*What is required*.
Set the lines down again exactly, first line through the line that contains "W, H = 1088, 345", with no pictures.

*Available data*.
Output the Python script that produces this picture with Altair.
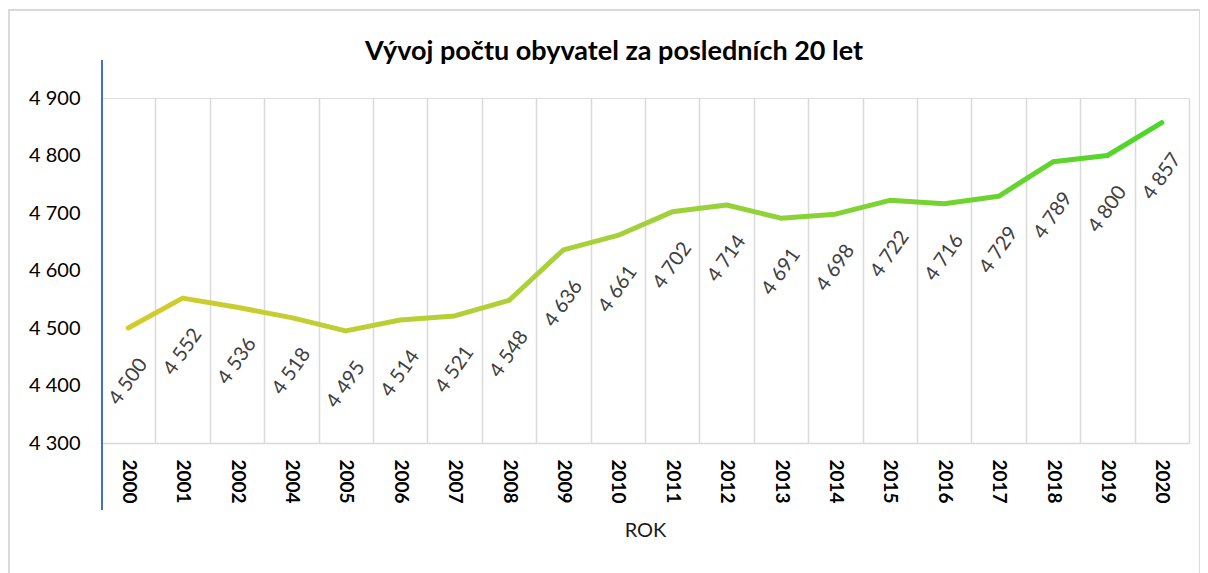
import altair as alt
import pandas as pd

years = ["2000", "2001", "2002", "2004", "2005", "2006", "2007", "2008", "2009", "2010",
         "2011", "2012", "2013", "2014", "2015", "2016", "2017", "2018", "2019", "2020"]
population = [4500, 4552, 4536, 4518, 4495, 4514, 4521, 4548, 4636, 4661,
              4702, 4714, 4691, 4698, 4722, 4716, 4729, 4789, 4800, 4857]
y_ticks = [4300, 4400, 4500, 4600, 4700, 4800, 4900]

df = pd.DataFrame({"rok": years, "pocet": population})
df["label"] = [f"{v:,}".replace(",", " ") for v in population]

FONT = "Lato"
W, H = 1088, 345

xenc = alt.X("rok:N", sort=years, title="ROK",
             scale=alt.Scale(paddingInner=0, paddingOuter=0),
             axis=alt.Axis(labelAngle=90, labelFontWeight="bold", labelFontSize=19,
                           labelColor="#000000", labelPadding=16, labelFont=FONT,
                           ticks=False, grid=True, tickBand="extent",
                           gridColor="#d9d9d9", gridWidth=1.5,
                           domainColor="#d9d9d9", domainWidth=1.5,
                           titleFont=FONT, titleFontSize=20, titleFontWeight="normal",
                           titleColor="#1a1a1a", titlePadding=17))
yenc = alt.Y("pocet:Q", scale=alt.Scale(domain=[4300, 4900], nice=False, zero=False),
             axis=alt.Axis(values=y_ticks, title=None, domain=False, ticks=False, grid=False,
                           labelExpr="replace(format(datum.value, ','), ',', ' ')",
                           labelFont=FONT, labelFontSize=20, labelColor="#000000",
                           labelPadding=21))

grad = alt.Gradient(
    gradient="linear",
    stops=[alt.GradientStop(color="#d2cc2c", offset=0),
           alt.GradientStop(color="#a3d13b", offset=0.5),
           alt.GradientStop(color="#4ed52a", offset=1)],
    x1=0, x2=1, y1=0, y2=0)

line = alt.Chart(df).mark_line(stroke=grad, strokeWidth=5, strokeCap="round",
                               strokeJoin="round").encode(x=xenc, y=yenc)

labels = alt.Chart(df).mark_text(angle=305, align="center", baseline="middle",
                                 dx=-44, dy=31, font=FONT, fontSize=20,
                                 color="#404040").encode(
    x=alt.X("rok:N", sort=years), y="pocet:Q", text="label:N")

border = alt.Chart(df).mark_rect(filled=False, stroke="#d9d9d9", strokeWidth=1.5).encode(
    x=alt.value(-92.5), x2=alt.value(1099), y=alt.value(-88), y2=alt.value(600))

blue = alt.Chart(df).mark_rule(color="#4472c4", strokeWidth=1.2).encode(
    x=alt.value(1), y=alt.value(-38), y2=alt.value(412))

chart = alt.layer(border, line, labels, blue).properties(
    width=W, height=H,
    title=alt.Title("Vývoj počtu obyvatel za posledních 20 let", font=FONT, fontSize=27,
                    fontWeight="bold", color="#000000", dx=-31, offset=0,
                    baseline="alphabetic", dy=78),
    autosize=alt.AutoSizeParams(type="none"),
    padding={"left": 93, "top": 90, "right": 11, "bottom": 130},
).configure_view(stroke=None).configure(background="white")

chart.save("out.html", embed_options={"renderer": "svg", "actions": False})
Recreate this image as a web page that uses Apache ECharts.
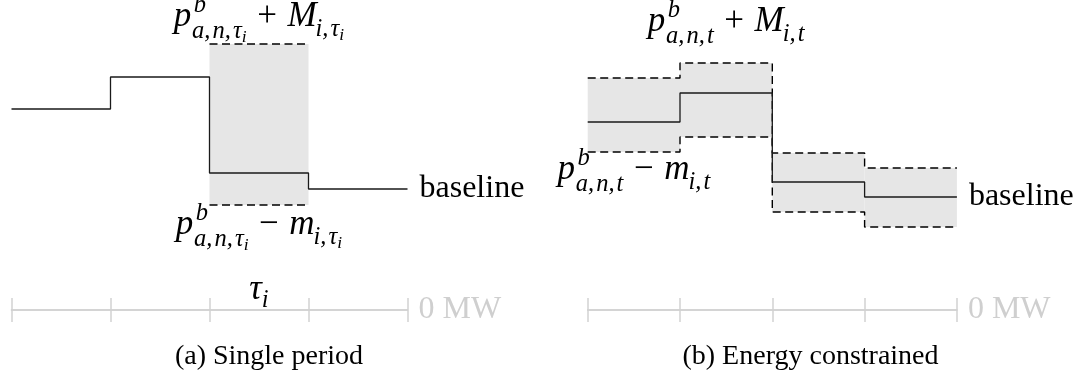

*Solution for this problem*.
Output the Python script that produces this picture with Altair.
import altair as alt
import pandas as pd

years = ["2000", "2001", "2002", "2004", "2005", "2006", "2007", "2008", "2009", "2010",
         "2011", "2012", "2013", "2014", "2015", "2016", "2017", "2018", "2019", "2020"]
population = [4500, 4552, 4536, 4518, 4495, 4514, 4521, 4548, 4636, 4661,
              4702, 4714, 4691, 4698, 4722, 4716, 4729, 4789, 4800, 4857]
y_ticks = [4300, 4400, 4500, 4600, 4700, 4800, 4900]

df = pd.DataFrame({"rok": years, "pocet": population})
df["label"] = [f"{v:,}".replace(",", " ") for v in population]

FONT = "Lato"
W, H = 1088, 345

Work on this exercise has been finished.